Tax law and medical science – the twain have met!
For approximately 20 years there had been a provision in our tax law that allowed taxpayers to deduct all their “qualifying medical expenses” where the taxpayer, his or her spouse, or child was regarded as a “handicapped person”. A “handicapped person” was, broadly defined as (a) a blind person (b) a deaf person (c) a wheel chair user (d) a person who required an artificial limb and (e) a person who suffered from a mental illness.
Usefully, SARS and The National Treasury recently released the 2009 Tax Statistics. The Tax Statistics cover the 2005 to 2008 tax years. The statistics, as they relate to medical expenses and “handicapped persons” are as follows: 3.807 million, 3.857 million, 3.580 million and 2.611 million taxpayers were assessed in the tax years 2005 to 2008, respectively. But, yet only 14 075, 13 078, 15 070 and 20 407 (for the 2005 – 2008 years, respectively) have claimed all their medical expenses under the “handicapped person” definition, or as the statistics reflect it, under the disabled code – “4009”. Respectively, only 0.37%, 0.34%, 0.42% and 0.78% have claimed under code – “4009”.
In the writer’s opinion that these statistics bear no correlation to the reality of the situation and It is unlikely that any expert commentator would disagree with such an opinion.
Notwithstanding this, there is a glimmer of hope for those taxpayers who have not claimed (and could have) for previous years. In terms of the law, they can re-open their assessments going back three years from the date of their last assessment.
With effect from 1 March 2009, the definition of “handicapped person” has been deleted and replaced by a new “disability” definition. Broadly, a “disability” is defined as a moderate to severe limitation of a person’s limitation to function or perform daily activities as a result of a physical, sensory, communication, intellectual or mental impairment, if such limitation has lasted or has a prognosis of lasting more than one year and is diagnosed by a registered healthcare practitioner on a form prescribed by the SARS Commissioner. The prescribed form needs to be signed by the healthcare practitioner.
It is the writer’s opinion that the new definition will apply to many more taxpayers. A view publicly expressed on this issue, in January 2010, by one of the country’s leading firm’s of tax advisors, states that the amended definition does provide relief to a wider population of “disabled persons”.

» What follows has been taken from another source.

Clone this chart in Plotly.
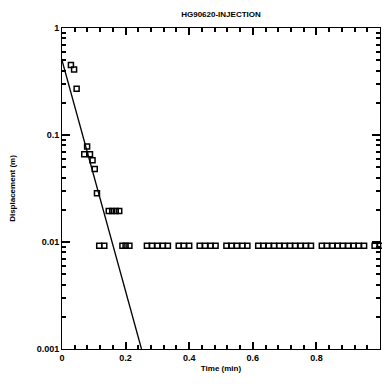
import plotly.graph_objects as go

title_text = "HG90620-INJECTION"
x_title = "Time (min)"
y_title = "Displacement (m)"

# observed data (time in min, displacement in m)
time_obs = [0.028, 0.038, 0.046, 0.070, 0.079, 0.088, 0.096, 0.103, 0.110,
            0.117, 0.133,
            0.147, 0.158, 0.169, 0.180,
            0.190, 0.200, 0.212,
            0.267, 0.283, 0.300, 0.317, 0.333,
            0.367, 0.383, 0.400,
            0.433, 0.450, 0.467, 0.483,
            0.517, 0.533, 0.550, 0.567, 0.583,
            0.617, 0.633, 0.650, 0.667, 0.683, 0.700, 0.717, 0.733, 0.750,
            0.767, 0.783,
            0.817, 0.833, 0.850, 0.867, 0.883, 0.900, 0.917, 0.933, 0.950,
            0.983, 1.000]
disp_obs = [0.45, 0.41, 0.27, 0.066, 0.078, 0.066, 0.058, 0.048, 0.0285,
            0.0092, 0.0092,
            0.0195, 0.0195, 0.0195, 0.0195,
            0.0092, 0.0092, 0.0092,
            0.0092, 0.0092, 0.0092, 0.0092, 0.0092,
            0.0092, 0.0092, 0.0092,
            0.0092, 0.0092, 0.0092, 0.0092,
            0.0092, 0.0092, 0.0092, 0.0092, 0.0092,
            0.0092, 0.0092, 0.0092, 0.0092, 0.0092, 0.0092, 0.0092, 0.0092, 0.0092,
            0.0092, 0.0092,
            0.0092, 0.0092, 0.0092, 0.0092, 0.0092, 0.0092, 0.0092, 0.0092, 0.0092,
            0.0092, 0.0092]

# fitted straight line
time_fit = [0.0, 0.25]
disp_fit = [0.5, 0.001]

x_tickvals = [0, 0.2, 0.4, 0.6, 0.8, 1]
y_tickvals = [1, 0.1, 0.01, 0.001]

FONT = "Liberation Sans, Arial, sans-serif"

fig = go.Figure()
fig.add_trace(go.Scatter(x=time_fit, y=disp_fit, mode="lines",
                         line=dict(color="black", width=1.3),
                         showlegend=False, cliponaxis=True))
fig.add_trace(go.Scatter(x=time_obs, y=disp_obs, mode="markers",
                         marker=dict(symbol="square-open", size=5,
                                     color="black", line=dict(width=1.5, color="black")),
                         showlegend=False, cliponaxis=False))

# the page body adds an 8px margin, so the figure is sized to fit inside the window
fig.update_layout(
    width=374, height=371,
    margin=dict(l=54, r=2, t=20, b=30, autoexpand=False),
    paper_bgcolor="white", plot_bgcolor="white",
    font=dict(family=FONT, size=9, color="black"),
    title=dict(text="<b>" + title_text + "</b>", x=(54 + 372) / 2 / 374, xanchor="center",
               y=1 - 6 / 371, yanchor="middle", font=dict(size=8, family=FONT)),
    xaxis=dict(
        range=[0, 1], tickvals=x_tickvals,
        ticks="inside", ticklen=7, tickwidth=1.5, tickcolor="black",
        minor=dict(tick0=0, dtick=0.04, ticks="inside", ticklen=4, tickcolor="black",
                   showgrid=False),
        showline=True, linecolor="black", mirror="ticks",
        gridcolor="white",
        tickfont=dict(size=9, family=FONT, weight="bold"),
        title=dict(text="<b>" + x_title + "</b>", font=dict(size=8, family=FONT), standoff=3),
    ),
    yaxis=dict(
        type="log", range=[-3, 0], tickvals=y_tickvals,
        ticks="inside", ticklen=8, tickwidth=1.5, tickcolor="black",
        minor=dict(dtick="D1", ticks="inside", ticklen=4, tickcolor="black",
                   showgrid=False),
        showline=True, linecolor="black", mirror="ticks",
        gridcolor="white",
        tickfont=dict(size=9, family=FONT, weight="bold"),
        title=dict(text="<b>" + y_title + "</b>", font=dict(size=8, family=FONT), standoff=20),
    ),
)

fig.write_html("out.html")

In the writer’s opinion, after having done extensive research on the number of medical related illnesses and disabilities, conservatively, at least 10% of our taxpaying population should be able to claim all their medical expenses (as there is more than a 10% chance that the taxpayer, his or her spouse has a “disability”). Using the 2008 statistic of 5.55 million registered taxpayers, the 10% conservative figure would imply that 550 000 taxpayers could make the appropriate claims. Notwithstanding the overwhelming evidence, for many reasons the conservative figure of 550 000 potential claimants is nothing short of a “pipe dream”.

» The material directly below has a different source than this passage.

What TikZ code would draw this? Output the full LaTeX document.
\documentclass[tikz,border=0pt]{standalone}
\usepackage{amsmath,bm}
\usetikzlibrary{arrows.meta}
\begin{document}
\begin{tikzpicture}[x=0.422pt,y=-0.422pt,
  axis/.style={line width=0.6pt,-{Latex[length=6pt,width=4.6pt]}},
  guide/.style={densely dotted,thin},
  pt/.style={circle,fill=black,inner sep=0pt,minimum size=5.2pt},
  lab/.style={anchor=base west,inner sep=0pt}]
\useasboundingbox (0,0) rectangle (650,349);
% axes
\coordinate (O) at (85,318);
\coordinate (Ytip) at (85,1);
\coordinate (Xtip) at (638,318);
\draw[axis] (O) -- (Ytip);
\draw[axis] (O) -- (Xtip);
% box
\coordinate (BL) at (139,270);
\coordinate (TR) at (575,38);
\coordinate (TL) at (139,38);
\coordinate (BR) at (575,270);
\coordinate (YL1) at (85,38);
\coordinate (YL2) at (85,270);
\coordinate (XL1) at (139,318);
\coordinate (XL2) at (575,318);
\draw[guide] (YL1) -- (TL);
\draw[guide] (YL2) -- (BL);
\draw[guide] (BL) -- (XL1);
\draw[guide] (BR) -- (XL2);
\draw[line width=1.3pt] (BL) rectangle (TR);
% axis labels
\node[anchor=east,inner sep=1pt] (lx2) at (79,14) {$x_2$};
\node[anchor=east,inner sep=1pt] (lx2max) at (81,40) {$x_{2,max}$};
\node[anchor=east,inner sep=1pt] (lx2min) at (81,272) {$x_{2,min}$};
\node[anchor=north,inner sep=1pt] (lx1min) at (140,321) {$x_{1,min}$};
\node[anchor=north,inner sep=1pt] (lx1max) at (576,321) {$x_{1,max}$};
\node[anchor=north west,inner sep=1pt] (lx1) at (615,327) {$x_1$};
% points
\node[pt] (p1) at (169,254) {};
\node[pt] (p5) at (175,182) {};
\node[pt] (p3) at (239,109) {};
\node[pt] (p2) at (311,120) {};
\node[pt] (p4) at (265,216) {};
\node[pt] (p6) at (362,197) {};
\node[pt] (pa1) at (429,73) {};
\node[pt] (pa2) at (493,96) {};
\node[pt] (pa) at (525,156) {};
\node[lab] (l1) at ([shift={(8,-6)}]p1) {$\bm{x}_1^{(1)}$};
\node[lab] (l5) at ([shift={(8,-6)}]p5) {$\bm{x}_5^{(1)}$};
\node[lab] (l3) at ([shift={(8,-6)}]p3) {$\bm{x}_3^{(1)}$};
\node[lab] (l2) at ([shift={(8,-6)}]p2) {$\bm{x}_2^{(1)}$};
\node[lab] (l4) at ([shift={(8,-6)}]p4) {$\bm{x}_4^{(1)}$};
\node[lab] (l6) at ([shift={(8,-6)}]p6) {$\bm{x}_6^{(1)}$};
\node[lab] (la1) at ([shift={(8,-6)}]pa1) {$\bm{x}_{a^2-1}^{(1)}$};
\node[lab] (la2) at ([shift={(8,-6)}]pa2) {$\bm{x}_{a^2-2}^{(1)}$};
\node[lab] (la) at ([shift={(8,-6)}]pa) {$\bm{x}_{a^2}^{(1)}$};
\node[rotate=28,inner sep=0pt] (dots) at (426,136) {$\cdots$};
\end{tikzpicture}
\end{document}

However, with the assistance of employers, the healthcare profession, advisors, medical schemes and their administrators, special needs schools, among many others, it is eminently possible that more than 100 000 taxpayers should claim all their medical expenses under the new “disability” provision for the 2010 tax year. The figure of 100 000, would, using the 2008 statistic, represent only 1.8%.
The amount of the deduction for each affected individual could be substantial as qualifying medical expenses include all medical aid contributions and expenses irrecoverable from the taxpayer’s medical aid scheme. In addition, there is a provision (the provision has to a large extent not been amended by the deletion of the “handicap person” definition) which allows the taxpayer to deduct any expenditure (capital and revenue in nature) necessarily incurred and paid for in consequence of any disability suffered by the taxpayer, his or her spouse or child. It is this latter provision which can result in substantial medical expense claims. The amount of the total “qualifying medical expense” claim allowable relates to medical expense of the taxpayer’s whole family and not just those expenses relating to the person with the “disability” (or “handicapped person”).
To put the issue into tax savings, a realistic figure of an average saving would be around R50 000 per year is more than realistic. The precise figure for each taxpayer will depend on their own facts and circumstances.
To ensure that the optimum tax benefit/refund is achieved, specialist tax law advice is recommended. A general understanding of each “disability” is required as well as the precise framework of the tax law provisions regarding the tax deductions for medical expenses. This is because the expenses necessarily incurred in consequence of each “disability” will depend on the precise facts and circumstances of each case (for example, one child within the autistic spectrum disorder may require different interventions than another child within the same disorder).
The SARS requirement for healthcare professionals to sign a tax declaration means that tax law and medical science are now inextricably linked!